Israel's parliament has passed a law to freeze money transferred to the Palestinian Authority over its payments to the families of Palestinians jailed for attacks on Israelis.
The legislation was approved late yesterday and gives the Israeli government powers to withhold an amount of money based on what is paid to the prisoners and their families.
Israel collects around $127 million a month in customs duties levied on goods destined for Palestinian markets that transit through Israeli ports and then transfers it to the Palestinian Authority.
A sponsor of the legislation says the PA pays around $330 million a year to prisoners and their families, amounting to seven per cent of its budget. Israel has withheld payments in the past, notably in response to the Palestinians' 2011 admission to the UN cultural agency UNESCO as a full member.
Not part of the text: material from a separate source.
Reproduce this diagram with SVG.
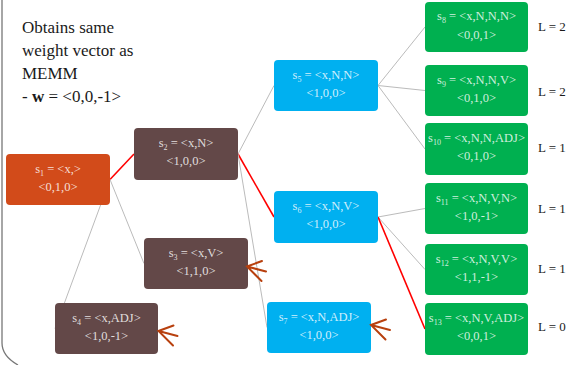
<svg xmlns="http://www.w3.org/2000/svg" xmlns:xlink="http://www.w3.org/1999/xlink" width="570" height="365" viewBox="0 0 570 365">
  <style>
    .t { font-family: "Liberation Serif", "Times New Roman", serif; font-size: 12.5px; fill: #ffffff; fill-opacity: 0.82; text-anchor: middle; }
    .sub { font-size: 8px; }
    .note { font-family: "Liberation Serif", "Times New Roman", serif; font-size: 17px; fill: #1a1a1a; }
    .lab { font-family: "Liberation Serif", "Times New Roman", serif; font-size: 13px; fill: #1a1a1a; }
    .orange { fill: #D24B1A; }
    .brown { fill: #634848; }
    .blue { fill: #00B0F0; }
    .green { fill: #00B050; }
    .edge { stroke: #BBBBBB; stroke-width: 1; fill: none; }
    .best { stroke: #FF0000; stroke-width: 1.6; fill: none; }
    .arr { stroke: #B8400E; stroke-width: 2; fill: none; stroke-linecap: round; }
  </style>
  <defs>
    <path id="arrowhead" class="arr" d="M15,-5.5 L0,0 L14.5,14.5 M0,0 L19,5"/>
  </defs>

  <rect width="570" height="365" fill="#ffffff"/>
  <!-- slide frame edge -->
  <path d="M2,0 L2,343 Q2,356 18,365" fill="none" stroke="#777777" stroke-width="1.3"/>

  <!-- explanatory note -->
  <text class="note" x="22" y="33">Obtains same</text>
  <text class="note" x="22" y="55.5">weight vector as</text>
  <text class="note" x="22" y="79">MEMM</text>
  <text class="note" x="22" y="101.5">- <tspan font-weight="bold">w</tspan> = &lt;0,0,-1&gt;</text>

  <!-- connectors (drawn beneath the states) -->
  <g id="connectors">
    <line class="best" x1="110" y1="179.5" x2="134" y2="154"/>
    <line class="edge" x1="110" y1="179.5" x2="144" y2="263.5"/>
    <line class="edge" x1="110" y1="179.5" x2="55" y2="328.5"/>
    <line class="edge" x1="238" y1="154" x2="274" y2="85.5"/>
    <line class="best" x1="238" y1="154" x2="274" y2="217"/>
    <line class="edge" x1="238" y1="154" x2="267" y2="327.5"/>
    <line class="edge" x1="378" y1="85.5" x2="425" y2="27"/>
    <line class="edge" x1="378" y1="85.5" x2="425" y2="90.5"/>
    <line class="edge" x1="378" y1="85.5" x2="425" y2="149"/>
    <line class="edge" x1="378" y1="217" x2="425" y2="208.5"/>
    <line class="edge" x1="378" y1="217" x2="425" y2="269.5"/>
    <line class="best" x1="378" y1="217" x2="425" y2="329"/>
  </g>

  <g id="s1">
    <rect class="orange" x="6" y="154" width="104" height="51" rx="4"/>
    <text class="t" x="58" y="172.5">s<tspan class="sub" dy="3">1</tspan><tspan dy="-3"> = &lt;x,&gt;</tspan></text>
    <text class="t" x="58" y="191">&lt;0,1,0&gt;</text>
  </g>
  <g id="s2">
    <rect class="brown" x="134" y="128" width="104" height="52" rx="4"/>
    <text class="t" x="186" y="146.5">s<tspan class="sub" dy="3">2</tspan><tspan dy="-3"> = &lt;x,N&gt;</tspan></text>
    <text class="t" x="186" y="165">&lt;1,0,0&gt;</text>
  </g>
  <g id="s3">
    <rect class="brown" x="144" y="238" width="104" height="51" rx="4"/>
    <text class="t" x="196" y="256.5">s<tspan class="sub" dy="3">3</tspan><tspan dy="-3"> = &lt;x,V&gt;</tspan></text>
    <text class="t" x="196" y="275">&lt;1,1,0&gt;</text>
  </g>
  <g id="s4">
    <rect class="brown" x="55" y="303" width="103" height="51" rx="4"/>
    <text class="t" x="106.5" y="321.5">s<tspan class="sub" dy="3">4</tspan><tspan dy="-3"> = &lt;x,ADJ&gt;</tspan></text>
    <text class="t" x="106.5" y="340">&lt;1,0,-1&gt;</text>
  </g>
  <g id="s5">
    <rect class="blue" x="274" y="60" width="104" height="51" rx="4"/>
    <text class="t" x="326" y="78.5">s<tspan class="sub" dy="3">5</tspan><tspan dy="-3"> = &lt;x,N,N&gt;</tspan></text>
    <text class="t" x="326" y="97">&lt;1,0,0&gt;</text>
  </g>
  <g id="s6">
    <rect class="blue" x="274" y="191" width="104" height="52" rx="4"/>
    <text class="t" x="326" y="209.5">s<tspan class="sub" dy="3">6</tspan><tspan dy="-3"> = &lt;x,N,V&gt;</tspan></text>
    <text class="t" x="326" y="228">&lt;1,0,0&gt;</text>
  </g>
  <g id="s7">
    <rect class="blue" x="267" y="302" width="104" height="51" rx="4"/>
    <text class="t" x="319" y="320.5">s<tspan class="sub" dy="3">7</tspan><tspan dy="-3"> = &lt;x,N,ADJ&gt;</tspan></text>
    <text class="t" x="319" y="339">&lt;1,0,0&gt;</text>
  </g>
  <g id="s8">
    <rect class="green" x="425" y="2" width="103" height="50" rx="4"/>
    <text class="t" x="476.5" y="20">s<tspan class="sub" dy="3">8</tspan><tspan dy="-3"> = &lt;x,N,N,N&gt;</tspan></text>
    <text class="t" x="476.5" y="38.5">&lt;0,0,1&gt;</text>
  </g>
  <g id="s9">
    <rect class="green" x="425" y="65" width="103" height="51" rx="4"/>
    <text class="t" x="476.5" y="83.5">s<tspan class="sub" dy="3">9</tspan><tspan dy="-3"> = &lt;x,N,N,V&gt;</tspan></text>
    <text class="t" x="476.5" y="102">&lt;0,1,0&gt;</text>
  </g>
  <g id="s10">
    <rect class="green" x="425" y="123" width="103" height="52" rx="4"/>
    <text class="t" x="476.5" y="141.5">s<tspan class="sub" dy="3">10</tspan><tspan dy="-3"> = &lt;x,N,N,ADJ&gt;</tspan></text>
    <text class="t" x="476.5" y="160">&lt;0,1,0&gt;</text>
  </g>
  <g id="s11">
    <rect class="green" x="425" y="183" width="103" height="51" rx="4"/>
    <text class="t" x="476.5" y="201.5">s<tspan class="sub" dy="3">11</tspan><tspan dy="-3"> = &lt;x,N,V,N&gt;</tspan></text>
    <text class="t" x="476.5" y="220">&lt;1,0,-1&gt;</text>
  </g>
  <g id="s12">
    <rect class="green" x="425" y="244" width="103" height="51" rx="4"/>
    <text class="t" x="476.5" y="262.5">s<tspan class="sub" dy="3">12</tspan><tspan dy="-3"> = &lt;x,N,V,V&gt;</tspan></text>
    <text class="t" x="476.5" y="281">&lt;1,1,-1&gt;</text>
  </g>
  <g id="s13">
    <rect class="green" x="425" y="303" width="103" height="52" rx="4"/>
    <text class="t" x="476.5" y="321.5">s<tspan class="sub" dy="3">13</tspan><tspan dy="-3"> = &lt;x,N,V,ADJ&gt;</tspan></text>
    <text class="t" x="476.5" y="340">&lt;0,0,1&gt;</text>
  </g>

  <!-- loss values of the leaf sequences -->
  <text class="lab" x="538" y="31">L = 2</text>
  <text class="lab" x="538" y="96">L = 2</text>
  <text class="lab" x="538" y="152">L = 1</text>
  <text class="lab" x="538" y="213">L = 1</text>
  <text class="lab" x="538" y="273">L = 1</text>
  <text class="lab" x="538" y="331">L = 0</text>

  <!-- pointers at the pruned states -->
  <use xlink:href="#arrowhead" x="247" y="266.5"/>
  <use xlink:href="#arrowhead" x="158.5" y="331"/>
  <use xlink:href="#arrowhead" x="371" y="325"/>
</svg>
When Israeli ministers first backed the new legislation in February, the Palestinian government called it "piracy and theft" as well as a breach of international law.
Israel says the payments to the families of Palestinians jailed for security offences or killed by Israeli forces while carrying out attacks encourages further violence.
Many Palestinians view the prisoners and those killed while carrying out attacks as heroes or "martyrs" in the struggle against Israeli occupation.
The payments can be a key source of income for families, who have in many cases lost their main breadwinner.
Israeli Defence Minister Avigdor Lieberman hailed the passing of the new law saying: "Every shekel (president) Mahmud Abbas will pay for terrorists and assassins will be automatically withdrawn from the Palestinian Authority's budget. An effective war on terrorism also passes through the pocket -- of the terrorists, of their families and of Mahmud Abbas.